[Your instructions] Copy all lines holding the word "file" from the entries.

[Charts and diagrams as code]
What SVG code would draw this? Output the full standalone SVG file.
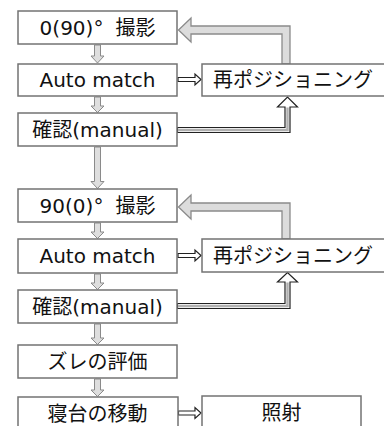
<svg xmlns="http://www.w3.org/2000/svg" width="384" height="426" viewBox="0 0 384 426">
<style>
.box{fill:#fff;stroke:#737373;stroke-width:1.5}
.t{font-family:"DejaVu Sans","Noto Sans CJK JP",sans-serif;font-size:20px;fill:#111;text-anchor:middle}
.down{fill:#dedede;stroke:#8a8a8a;stroke-width:1}
.fb{fill:#dcdcdc;stroke:#8a8a8a;stroke-width:1.3}
.dbl{fill:#fff;stroke:#222;stroke-width:1.2}
.mid{fill:none;stroke:#b0b0b0;stroke-width:2.4}
</style>
<rect width="384" height="426" fill="#fff"/>
<g id="connectors">
<polygon class="down" points="94.5,45 100.5,45 100.5,56 104,56 97.5,63 91,56 94.5,56"/>
<polygon class="down" points="94.5,97 100.5,97 100.5,106 104,106 97.5,112.5 91,106 94.5,106"/>
<polygon class="down" points="94.5,147 100.5,147 100.5,181.5 104,181.5 97.5,188.5 91,181.5 94.5,181.5"/>
<polygon class="down" points="94.5,223 100.5,223 100.5,232 104,232 97.5,238.5 91,232 94.5,232"/>
<polygon class="down" points="94.5,274 100.5,274 100.5,283 104,283 97.5,289.5 91,283 94.5,283"/>
<polygon class="down" points="94.5,324 100.5,324 100.5,338 104,338 97.5,344.5 91,338 94.5,338"/>
<polygon class="down" points="94.5,379 100.5,379 100.5,390 104,390 97.5,396.5 91,390 94.5,390"/>
<polygon class="fb" points="282,64 282,34 191,34 191,42 178.5,30 191,18 191,26 290,26 290,64"/>
<polygon class="fb" points="282,239 282,211 191,211 191,219 178.5,207 191,195 191,203 290,203 290,239"/>
<polygon class="dbl" points="178,77.5 195,77.5 195,74 201,79.5 195,85 195,81.5 178,81.5"/>
<polygon class="dbl" points="178,253.5 195,253.5 195,250 201,255.5 195,261 195,257.5 178,257.5"/>
<polygon class="dbl" points="178.5,411 195,411 195,407.5 201,413 195,418.5 195,415 178.5,415"/>
<polygon class="dbl" points="177.5,127.5 285,127.5 285,107 277.5,107 287.5,97 297.5,107 290,107 290,132.5 177.5,132.5"/>
<path class="mid" d="M178,130 H287.5 V107.5"/>
<polygon class="dbl" points="177.5,303.5 285,303.5 285,282 277.5,282 287.5,272.5 297.5,282 290,282 290,308.5 177.5,308.5"/>
<path class="mid" d="M178,306 H287.5 V282.5"/>
</g>
<g id="n1"><rect class="box" x="18" y="11" width="159" height="33"/><text class="t" x="97.5" y="34.5">0(90)°<tspan dx="12">撮影</tspan></text></g>
<g id="n2"><rect class="box" x="18" y="64" width="159" height="32"/><text class="t" x="97.5" y="87">Auto match</text></g>
<g id="n3"><rect class="box" x="18" y="113" width="159" height="33"/><text class="t" x="97.5" y="136.5">確認(manual)</text></g>
<g id="n4"><rect class="box" x="202" y="64" width="186" height="32"/><text class="t" x="293" y="87">再ポジショニング</text></g>
<g id="n5"><rect class="box" x="18" y="189" width="159" height="33"/><text class="t" x="97.5" y="212.5">90(0)°<tspan dx="12">撮影</tspan></text></g>
<g id="n6"><rect class="box" x="18" y="239" width="159" height="34"/><text class="t" x="97.5" y="263">Auto match</text></g>
<g id="n7"><rect class="box" x="18" y="290" width="159" height="33"/><text class="t" x="97.5" y="313.5">確認(manual)</text></g>
<g id="n8"><rect class="box" x="202" y="239" width="186" height="33"/><text class="t" x="293" y="262.5">再ポジショニング</text></g>
<g id="n9"><rect class="box" x="18" y="345" width="159" height="33"/><text class="t" x="97.5" y="368.5">ズレの評価</text></g>
<g id="n10"><rect class="box" x="18" y="397" width="160" height="34"/><text class="t" x="97.5" y="420.5">寝台の移動</text></g>
<g id="n11"><rect class="box" x="202" y="396" width="159" height="34"/><text class="t" x="281.5" y="420">照射</text></g>
</svg>
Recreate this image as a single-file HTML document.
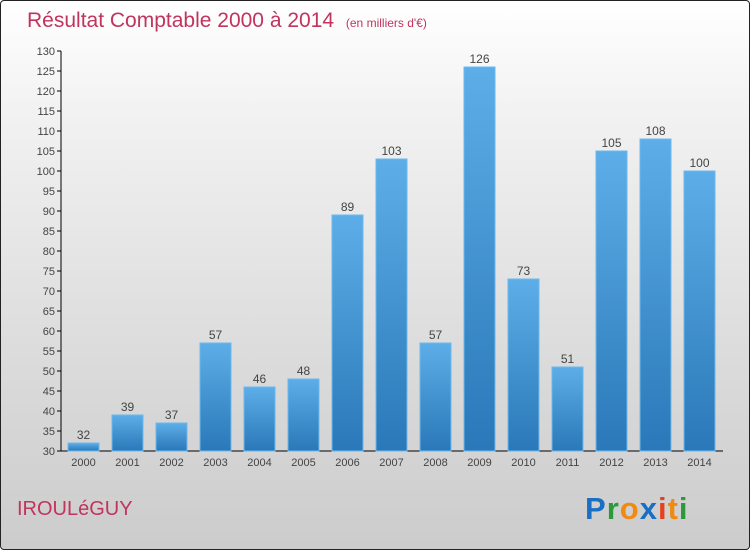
<!DOCTYPE html>
<html><head><meta charset="utf-8"><style>
body{margin:0;}
#wrap{position:relative;width:750px;height:550px;overflow:hidden;background:linear-gradient(#ffffff 0%,#f2f2f2 20%,#d9d9d9 70%,#cccccc 100%);box-sizing:border-box;border:1px solid #222;border-radius:4px;}
svg{position:absolute;left:0;top:0;}
text{font-family:"Liberation Sans",sans-serif;}
</style></head><body>
<div id="wrap">
<svg id="chart" width="750" height="550">
<defs><linearGradient id="bg" x1="0" y1="0" x2="0" y2="1"><stop offset="0" stop-color="#5daee8"/><stop offset="1" stop-color="#2a78b8"/></linearGradient></defs>
<text x="26" y="26" font-size="21" fill="#c0345e">Résultat Comptable 2000 à 2014 <tspan font-size="12" dx="6">(en milliers d'€)</tspan></text>
<text x="16" y="514" font-size="20" fill="#c0345e">IROULéGUY</text>
<text x="584" y="518" font-size="31" font-weight="bold" letter-spacing="1"><tspan fill="#1a6fc4">P</tspan><tspan fill="#2a9a3a">r</tspan><tspan fill="#f08a10">o</tspan><tspan fill="#1a6fc4">x</tspan><tspan fill="#e8401c">i</tspan><tspan fill="#f08a10">t</tspan><tspan fill="#2a9a3a">i</tspan></text>
<g id="plot"></g>
</svg>
</div>
<script>
const categories=["2000","2001","2002","2003","2004","2005","2006","2007","2008","2009","2010","2011","2012","2013","2014"];
const values=[32,39,37,57,46,48,89,103,57,126,73,51,105,108,100];
const yTicks=[30,35,40,45,50,55,60,65,70,75,80,85,90,95,100,105,110,115,120,125,130];
const NS="http://www.w3.org/2000/svg";
const g=document.getElementById('plot');
const y=v=>450-(v-30)*4;
const x=i=>82.5+i*44;
function mk(t,a){const e=document.createElementNS(NS,t);for(const k in a)e.setAttribute(k,a[k]);g.appendChild(e);return e;}
const ya=mk('line',{x1:60,y1:50,x2:60,y2:450,stroke:'#000'});


const xa=mk('line',{x1:60,y1:450,x2:722,y2:450,stroke:'#000'});


yTicks.forEach(v=>{
 const l=mk('line',{x1:56,y1:y(v),x2:60,y2:y(v),stroke:'#000'});
 
 
 const t=mk('text',{x:54,y:y(v)+4,'font-size':11,fill:'#444','text-anchor':'end'});
 t.textContent=v;
 
 
});
categories.forEach((c,i)=>{
 const r=mk('rect',{x:x(i)-15.5,y:y(values[i]),width:31,height:450-y(values[i]),fill:'url(#bg)',stroke:'#6cb8ee','stroke-width':1});
 
 
 const v=mk('text',{x:x(i),y:y(values[i])-4,'font-size':12,fill:'#444','text-anchor':'middle'});
 v.textContent=values[i];
 
 
 const t=mk('text',{x:x(i),y:465,'font-size':11,fill:'#444','text-anchor':'middle'});
 t.textContent=c;
 
 
});
</script>
</body></html>
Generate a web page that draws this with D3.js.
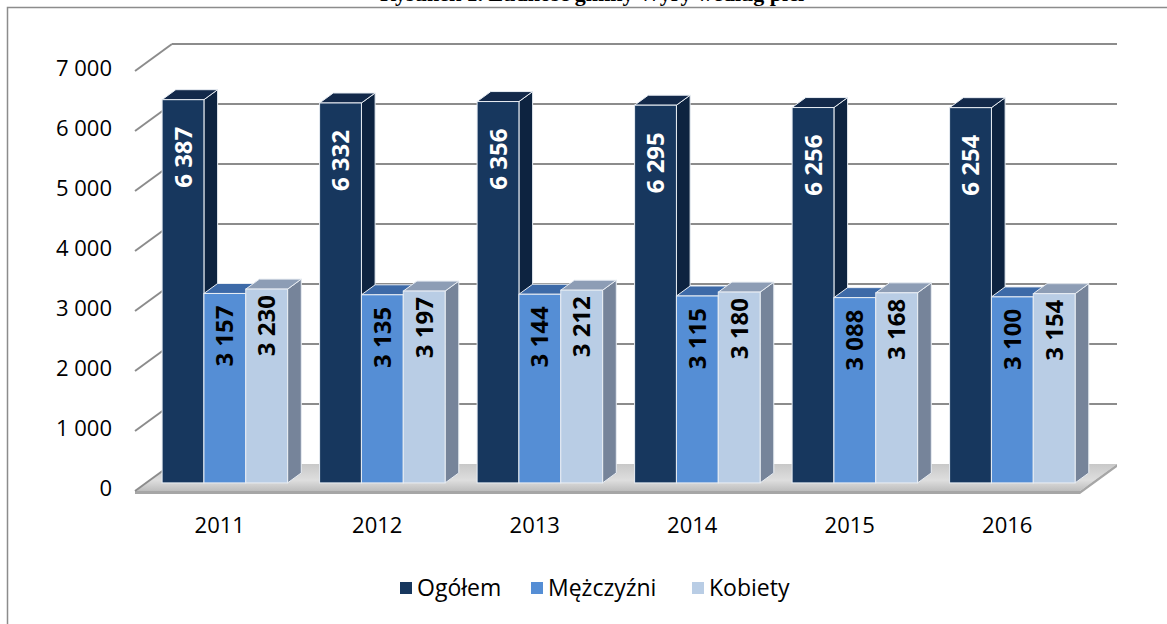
<!DOCTYPE html>
<html>
<head>
<meta charset="utf-8">
<script src="https://cdn.jsdelivr.net/npm/d3@7"></script>
<style>
  body { margin: 0; background: #fff; }
  svg { display: block; }
</style>
</head>
<body>
<svg id="chart" width="1167" height="624"></svg>
<script>
var years = ["2011", "2012", "2013", "2014", "2015", "2016"];
var ogolem = [6387, 6332, 6356, 6295, 6256, 6254];
var mezczyzni = [3157, 3135, 3144, 3115, 3088, 3100];
var kobiety = [3230, 3197, 3212, 3180, 3168, 3154];
var seriesNames = ["Ogółem", "Mężczyźni", "Kobiety"];
var yTicks = [0, 1000, 2000, 3000, 4000, 5000, 6000, 7000];

var svg = d3.select("#chart");

// 3d projection: front plane x, value, depth (0..1)
var baseY = 491, depthX = 37, depthY = -27;
var left = 135, right = 1080;

var x = d3.scaleBand().domain(years).range([left, right]);
var h = d3.scaleLinear().domain([0, 7000]).range([0, 420]);

function px(xf, d) { return xf + depthX * d; }
function py(v, d) { return baseY - h(v) + depthY * d; }

var colors = [
  {front: "#17375e", top: "#13294a", side: "#0d2340", label: "#fff"},
  {front: "#558ed5", top: "#3d6aa8", side: "#3a639a", label: "#000"},
  {front: "#b9cde5", top: "#8d9db5", side: "#76849a", label: "#000"}
];

var fmt = function(v) { return d3.format(",")(v).replace(/,/g, " "); };

// border + clipped title
svg.append("rect")
  .attr("x", 7.5).attr("y", 7.5)
  .attr("width", 1300).attr("height", 700)
  .attr("fill", "none").attr("stroke", "#8c8c8c").attr("stroke-width", 1.5);

svg.append("text")
  .attr("x", 592).attr("y", 1)
  .attr("text-anchor", "middle")
  .style("font-family", "Liberation Serif")
  .style("font-weight", "bold")
  .style("font-size", "22px")
  .text("Rysunek 1. Ludność gminy Wyry według płci");

// floor
var defs = svg.append("defs");
var grad = defs.append("linearGradient").attr("id", "floorGrad")
  .attr("x1", 0).attr("y1", 0).attr("x2", 0).attr("y2", 1);
grad.append("stop").attr("offset", "0%").attr("stop-color", "#c8c8c8");
grad.append("stop").attr("offset", "60%").attr("stop-color", "#dedede");
grad.append("stop").attr("offset", "100%").attr("stop-color", "#bdbdbd");

var floor = svg.append("g");
floor.append("path")
  .attr("d", "M" + px(left, 0) + "," + py(0, 0) +
    "L" + px(right, 0) + "," + py(0, 0) +
    "L" + px(right, 1) + "," + py(0, 1) +
    "L" + px(left, 1) + "," + py(0, 1) + "Z")
  .attr("fill", "url(#floorGrad)");
floor.append("path")
  .attr("d", "M" + px(left, 0) + "," + py(0, 0) +
    "L" + px(right, 0) + "," + py(0, 0) +
    "L" + px(right, 1) + "," + py(0, 1) +
    "L" + px(right, 1) + "," + (py(0, 1) + 3) +
    "L" + px(right, 0) + "," + (py(0, 0) + 3) +
    "L" + px(left, 0) + "," + (py(0, 0) + 3) + "Z")
  .attr("fill", "#a6a6a6");

// gridlines (back wall + diagonal side)
var grid = svg.append("g");
yTicks.forEach(function(t) {
  if (t > 0) {
    grid.append("line")
      .attr("x1", px(left, 1)).attr("y1", py(t, 1))
      .attr("x2", px(right, 1)).attr("y2", py(t, 1))
      .attr("stroke", "#8c8c8c").attr("stroke-width", 2);
  }
  grid.append("line")
    .attr("x1", px(left, 0)).attr("y1", py(t, 0))
    .attr("x2", px(left, 1)).attr("y2", py(t, 1))
    .attr("stroke", "#8c8c8c").attr("stroke-width", 2);
  svg.append("text")
    .attr("x", 112).attr("y", py(t, 0) - 1)
    .attr("text-anchor", "end")
    .attr("dominant-baseline", "middle")
    .style("font-family", "Open Sans")
    .style("font-size", "22px")
    .text(fmt(t));
});

// bars
var d0 = 0.3, d1 = 0.67;
var pad = 16;
var bw = (x.bandwidth() - 2 * pad) / 3;
var allSeries = [ogolem, mezczyzni, kobiety];
var labelPad = [27, 12, 6];

var bars = svg.append("g");
years.forEach(function(yr, i) {
  allSeries.forEach(function(s, j) {
    var v = s[i];
    var xf = x(yr) + pad + j * bw;
    var c = colors[j];
    var g = bars.append("g");
    // side
    g.append("path")
      .attr("d", "M" + px(xf + bw, d0) + "," + py(0, d0) +
        "L" + px(xf + bw, d0) + "," + py(v, d0) +
        "L" + px(xf + bw, d1) + "," + py(v, d1) +
        "L" + px(xf + bw, d1) + "," + py(0, d1) + "Z")
      .attr("fill", c.side).attr("stroke", "#e8edf3").attr("stroke-width", 1);
    // top
    g.append("path")
      .attr("d", "M" + px(xf, d0) + "," + py(v, d0) +
        "L" + px(xf + bw, d0) + "," + py(v, d0) +
        "L" + px(xf + bw, d1) + "," + py(v, d1) +
        "L" + px(xf, d1) + "," + py(v, d1) + "Z")
      .attr("fill", c.top).attr("stroke", "#e8edf3").attr("stroke-width", 1);
    // front
    g.append("rect")
      .attr("x", px(xf, d0)).attr("y", py(v, d0))
      .attr("width", bw).attr("height", h(v))
      .attr("fill", c.front).attr("stroke", "#e8edf3").attr("stroke-width", 1);
    // value label
    var cx = px(xf, d0) + bw / 2;
    var cy = py(v, d0) + labelPad[j];
    g.append("text")
      .attr("transform", "translate(" + (cx + 8.5) + "," + cy + ") rotate(-90)")
      .attr("text-anchor", "end")
      .style("font-family", "Open Sans")
      .style("font-weight", "bold")
      .style("font-size", "24px")
      .attr("fill", c.label)
      .text(fmt(v));
  });
  svg.append("text")
    .attr("x", x(yr) + x.bandwidth() / 2 + 6).attr("y", 527)
    .attr("text-anchor", "middle")
    .attr("dominant-baseline", "middle")
    .style("font-family", "Open Sans")
    .style("font-size", "22px")
    .text(yr);
});

// legend
var legendX = [400, 531, 692];
seriesNames.forEach(function(name, j) {
  svg.append("rect")
    .attr("x", legendX[j]).attr("y", 582)
    .attr("width", 12).attr("height", 12)
    .attr("fill", colors[j].front);
  svg.append("text")
    .attr("x", legendX[j] + 17).attr("y", 596)
    .style("font-family", "Open Sans")
    .style("font-size", "23px")
    .text(name);
});
</script>
</body>
</html>
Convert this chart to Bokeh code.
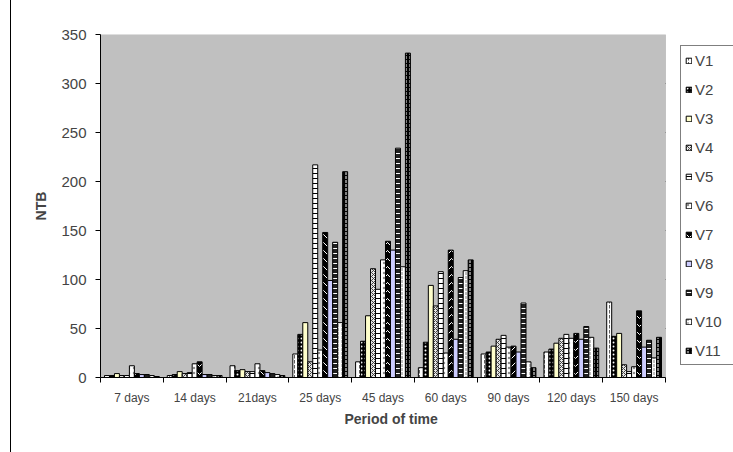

[Final answer]
What SVG code would draw this? Output the full standalone SVG file.
Recreate this image as a single-file HTML document.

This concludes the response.